*GIVEN DATA:*
----------

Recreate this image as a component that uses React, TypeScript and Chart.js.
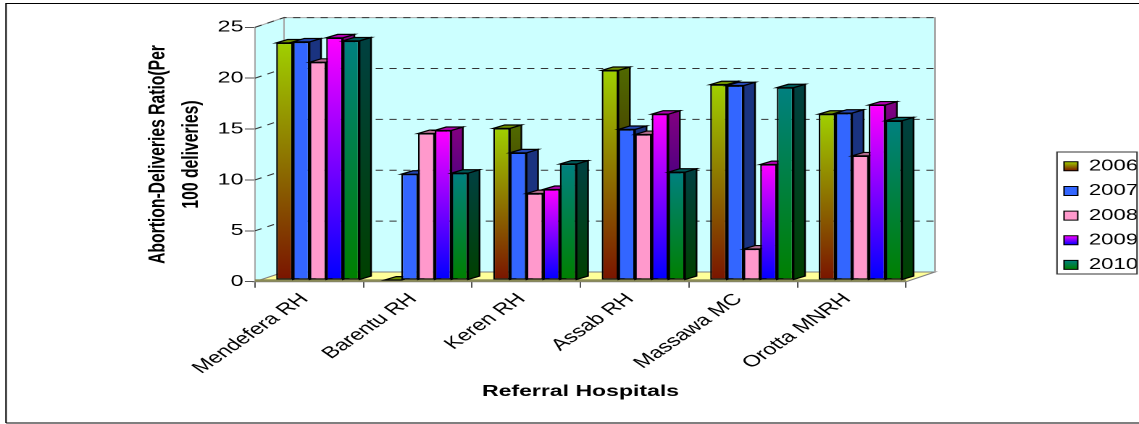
import React, { useEffect, useRef } from "react";
import { Chart, registerables } from "chart.js";

Chart.register(...registerables);

const hospitals = ["Mendefera RH", "Barentu RH", "Keren RH", "Assab RH", "Massawa MC", "Orotta MNRH"];
const years = ["2006", "2007", "2008", "2009", "2010"];
const ratio2006 = [23.3, 0, 14.9, 20.6, 19.2, 16.3];
const ratio2007 = [23.4, 10.4, 12.5, 14.8, 19.1, 16.4];
const ratio2008 = [21.4, 14.4, 8.5, 14.3, 3.05, 12.2];
const ratio2009 = [23.8, 14.7, 8.9, 16.3, 11.35, 17.2];
const ratio2010 = [23.5, 10.5, 11.4, 10.6, 18.9, 15.65];
const seriesValues = [ratio2006, ratio2007, ratio2008, ratio2009, ratio2010];

// Front face gradients, top colour then bottom colour.
const frontColours = [
  ["#A0D000", "#7A1400"],
  ["#3366FF", "#3366FF"],
  ["#FF99CC", "#FF99CC"],
  ["#FF00FF", "#0000FF"],
  ["#008080", "#008000"],
];

const PAGE_W = 1139;
const PAGE_H = 424;
const LOGICAL_W = 786;
const SX = PAGE_W / LOGICAL_W; // text and shapes are drawn wide, as in an old spreadsheet export
const sx = (v: number) => v / SX;

const AREA = { left: sx(255), right: sx(906), top: 27.3, bottom: 281.7 };
const WALL_DX = sx(29);
const WALL_DY = 9.7;
const BAR_SHIFT_X = sx(8.6);
const BAR_SHIFT_Y = -1.7;
const BAR_DX = sx(11.5);
const BAR_DY = 3.4;
const FACE_LINE = 1.2;
const FONT = "'Liberation Sans', Arial, sans-serif";

const LEGEND_BOX = { left: sx(1057), right: sx(1137), top: 152, bottom: 274 };
const LEGEND_FONT = 15.3;
const LEGEND_PAD = 9.35;
const LEGEND_SWATCH_H = 9;
const LEGEND_TOP = 149.3;
const LEGEND_RESERVED_W = 1;

function shade(hex: string, k: number) {
  const n = parseInt(hex.slice(1), 16);
  const c = [(n >> 16) & 255, (n >> 8) & 255, n & 255].map((v) => Math.round(v * k));
  return `rgb(${c[0]},${c[1]},${c[2]})`;
}

function verticalGradient(ctx: CanvasRenderingContext2D, y0: number, y1: number, a: string, b: string) {
  const g = ctx.createLinearGradient(0, y0, 0, y1);
  g.addColorStop(0, a);
  g.addColorStop(1, b);
  return g;
}

function polygon(ctx: CanvasRenderingContext2D, pts: number[][], fill: any, stroke?: string) {
  ctx.beginPath();
  pts.forEach(([x, y], i) => (i ? ctx.lineTo(x, y) : ctx.moveTo(x, y)));
  ctx.closePath();
  ctx.fillStyle = fill;
  ctx.fill();
  if (stroke) {
    ctx.strokeStyle = stroke;
    ctx.stroke();
  }
}

// Back wall, side wall, floor and dashed value lines.
function drawRoom(chart: any) {
  const { ctx, chartArea } = chart;
  const { left, right, top, bottom } = chartArea;
  const yScale = chart.scales.y;
  ctx.save();
  ctx.lineWidth = 1;
  polygon(ctx, [[left + WALL_DX, top - WALL_DY], [right + WALL_DX, top - WALL_DY], [right + WALL_DX, bottom - WALL_DY], [left + WALL_DX, bottom - WALL_DY]], "#CCFFFF", "#A6A6A6");
  polygon(ctx, [[left, top], [left + WALL_DX, top - WALL_DY], [left + WALL_DX, bottom - WALL_DY], [left, bottom]], "#CCFFFF", "#A6A6A6");
  polygon(ctx, [[left, bottom], [right, bottom], [right + WALL_DX, bottom - WALL_DY], [left + WALL_DX, bottom - WALL_DY]], "#FFFF99", "#808080");
  ctx.strokeStyle = "#A6A6A6";
  ctx.lineWidth = 1.4;
  ctx.beginPath();
  ctx.moveTo(right + WALL_DX, top - WALL_DY);
  ctx.lineTo(right + WALL_DX, bottom - WALL_DY);
  ctx.stroke();
  ctx.fillStyle = "#8A8A55";
  ctx.fillRect(left, bottom - 2.4, right - left, 2.4);
  ctx.lineWidth = 1;
  ctx.strokeStyle = "#333333";
  ctx.setLineDash([5, 4.5]);
  yScale.ticks.forEach((tick: any) => {
    if (tick.value === 0) return;
    const y = yScale.getPixelForValue(tick.value);
    ctx.beginPath();
    ctx.moveTo(left, y);
    ctx.lineTo(left + WALL_DX, y - WALL_DY);
    ctx.lineTo(right + WALL_DX, y - WALL_DY);
    ctx.stroke();
  });
  ctx.restore();
}

// Side and top faces of one series' bars, in the darker tones of the series colour.
function drawDepthFaces(chart: any, index: number) {
  const { ctx } = chart;
  const [topColour, bottomColour] = frontColours[index];
  ctx.lineWidth = FACE_LINE;
  chart.getDatasetMeta(index).data.forEach((bar: any) => {
    const { x, y, base, width } = bar.getProps(["x", "y", "base", "width"], true);
    const l = x - width / 2;
    const r = x + width / 2;
    const side = verticalGradient(ctx, y, base, shade(topColour, 0.5), shade(bottomColour, 0.5));
    polygon(ctx, [[r, y], [r, base], [r + BAR_DX, base - BAR_DY], [r + BAR_DX, y - BAR_DY]], side, "#000000");
    polygon(ctx, [[l, y], [r, y], [r + BAR_DX, y - BAR_DY], [l + BAR_DX, y - BAR_DY]], shade(topColour, 0.7), "#000000");
  });
}

const extrudedBars = {
  id: "extrudedBars",
  beforeDraw(chart: any) {
    const { ctx } = chart;
    ctx.save();
    ctx.fillStyle = "#FFFFFF";
    ctx.fillRect(0, 0, chart.width, chart.height);
    ctx.strokeStyle = "#000000";
    ctx.lineWidth = 1;
    ctx.beginPath();
    ctx.moveTo(sx(6), 423);
    ctx.lineTo(sx(6), 3.5);
    ctx.lineTo(chart.width, 3.5);
    ctx.moveTo(sx(6), 423);
    ctx.lineTo(chart.width, 423);
    ctx.stroke();
    ctx.restore();
  },
  afterLayout(chart: any) {
    // The legend reserves almost no width; it is placed in its own frame on the right.
    const legend = chart.legend;
    legend.left = LEGEND_BOX.left - LEGEND_PAD + sx(7);
    legend.right = LEGEND_BOX.right;
    legend.top = LEGEND_TOP;
    // Tall enough for all rows to stay in a single column.
    legend.bottom = LEGEND_TOP + LEGEND_PAD * 2 + years.length * (LEGEND_FONT + LEGEND_PAD);
    legend.width = legend.right - legend.left;
    legend.height = legend.bottom - legend.top;
  },
  beforeDatasetsDraw(chart: any) {
    const { ctx } = chart;
    drawRoom(chart);
    // Series are painted left to right so nearer bars cover their neighbours' side faces.
    ctx.save();
    ctx.translate(BAR_SHIFT_X, BAR_SHIFT_Y);
    seriesValues.forEach((_, i) => {
      chart.getDatasetMeta(i).controller.draw();
      drawDepthFaces(chart, i);
    });
    ctx.restore();
    return false;
  },
  afterDraw(chart: any) {
    const { ctx } = chart;
    ctx.save();
    ctx.strokeStyle = "#333333";
    ctx.lineWidth = 1;
    ctx.strokeRect(LEGEND_BOX.left, LEGEND_BOX.top, LEGEND_BOX.right - LEGEND_BOX.left, LEGEND_BOX.bottom - LEGEND_BOX.top);
    ctx.restore();
  },
};

export default function App() {
  const canvasRef = useRef<HTMLCanvasElement>(null);

  useEffect(() => {
    const canvas = canvasRef.current!;
    const chart = new Chart(canvas, {
      type: "bar",
      data: {
        labels: hospitals,
        datasets: years.map((year, i) => ({
          label: year,
          data: seriesValues[i],
          borderColor: "#000000",
          borderWidth: FACE_LINE,
          borderSkipped: false,
          categoryPercentage: 0.768,
          barPercentage: 1,
          backgroundColor: (c: any) => {
            const y = c.chart.scales.y;
            if (!y || c.raw === undefined) return frontColours[i][0];
            return verticalGradient(c.chart.ctx, y.getPixelForValue(c.raw), y.getPixelForValue(0), frontColours[i][0], frontColours[i][1]);
          },
        })),
      },
      plugins: [extrudedBars],
      options: {
        responsive: false,
        animation: false,
        devicePixelRatio: 2,
        events: [],
        layout: {
          padding: { left: 96, top: AREA.top, right: LOGICAL_W - AREA.right - LEGEND_RESERVED_W, bottom: 20 },
        },
        plugins: {
          tooltip: { enabled: false },
          legend: {
            position: "right",
            align: "start",
            maxWidth: LEGEND_RESERVED_W,
            labels: {
              boxWidth: 9.5,
              boxHeight: LEGEND_SWATCH_H,
              padding: LEGEND_PAD,
              color: "#000000",
              font: { family: FONT, size: LEGEND_FONT },
              generateLabels: (c: any) =>
                years.map((year, i) => {
                  const yBox = LEGEND_TOP + LEGEND_PAD + i * (LEGEND_FONT + LEGEND_PAD) + (LEGEND_FONT - LEGEND_SWATCH_H) / 2;
                  return {
                    text: year,
                    datasetIndex: i,
                    hidden: false,
                    lineWidth: 1,
                    strokeStyle: "#000000",
                    fillStyle: verticalGradient(c.ctx, yBox, yBox + LEGEND_SWATCH_H, frontColours[i][0], frontColours[i][1]),
                  };
                }),
            },
          },
        },
        scales: {
          x: {
            afterFit: (s: any) => {
              s.height = 424 - 20 - AREA.bottom;
            },
            grid: { offset: true, drawOnChartArea: false, tickLength: 6, tickColor: "#555555", tickWidth: 1 },
            border: { display: true, color: "#444444", width: 1 },
            ticks: {
              autoSkip: false,
              minRotation: 45,
              maxRotation: 45,
              padding: 2,
              labelOffset: -3.2,
              color: "#000000",
              font: { family: FONT, size: 16.2 },
            },
            title: {
              display: true,
              text: "Referral Hospitals",
              color: "#000000",
              font: { family: FONT, size: 15.9, weight: "bold" },
              padding: { top: 0, bottom: 3 },
            },
          },
          y: {
            min: 0,
            max: 25,
            afterFit: (s: any) => {
              s.width = AREA.left - 96;
            },
            grid: { drawOnChartArea: false, tickLength: 7, tickColor: "#555555", tickWidth: 1 },
            border: { display: true, color: "#444444", width: 1 },
            ticks: {
              stepSize: 5,
              padding: 1,
              color: "#000000",
              font: { family: FONT, size: 16 },
            },
            title: {
              display: true,
              text: ["Abortion-Deliveries Ratio(Per", "100 deliveries)"],
              color: "#000000",
              font: { family: FONT, size: 15.7, weight: "bold", lineHeight: 1.45 },
              padding: { top: 1.9, bottom: 0 },
            },
          },
        },
      },
    } as any);
    return () => chart.destroy();
  }, []);

  return (
    <div style={{ position: "fixed", left: 0, top: 0, width: PAGE_W, height: PAGE_H, background: "#FFFFFF", overflow: "hidden" }}>
      <canvas
        ref={canvasRef}
        width={LOGICAL_W}
        height={PAGE_H}
        style={{ display: "block", width: PAGE_W, height: PAGE_H }}
      />
    </div>
  );
}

----------

*WHAT IS BEING ASKED:*
From the first line of the material down to the line containing "const sx = (v: number) => v / SX;", inclusive, return each line exactly, skipping any picture.

*THE REPLY:*
Recreate this image as a component that uses React, TypeScript and Chart.js.
import React, { useEffect, useRef } from "react";
import { Chart, registerables } from "chart.js";

Chart.register(...registerables);

const hospitals = ["Mendefera RH", "Barentu RH", "Keren RH", "Assab RH", "Massawa MC", "Orotta MNRH"];
const years = ["2006", "2007", "2008", "2009", "2010"];
const ratio2006 = [23.3, 0, 14.9, 20.6, 19.2, 16.3];
const ratio2007 = [23.4, 10.4, 12.5, 14.8, 19.1, 16.4];
const ratio2008 = [21.4, 14.4, 8.5, 14.3, 3.05, 12.2];
const ratio2009 = [23.8, 14.7, 8.9, 16.3, 11.35, 17.2];
const ratio2010 = [23.5, 10.5, 11.4, 10.6, 18.9, 15.65];
const seriesValues = [ratio2006, ratio2007, ratio2008, ratio2009, ratio2010];

// Front face gradients, top colour then bottom colour.
const frontColours = [
  ["#A0D000", "#7A1400"],
  ["#3366FF", "#3366FF"],
  ["#FF99CC", "#FF99CC"],
  ["#FF00FF", "#0000FF"],
  ["#008080", "#008000"],
];

const PAGE_W = 1139;
const PAGE_H = 424;
const LOGICAL_W = 786;
const SX = PAGE_W / LOGICAL_W; // text and shapes are drawn wide, as in an old spreadsheet export
const sx = (v: number) => v / SX;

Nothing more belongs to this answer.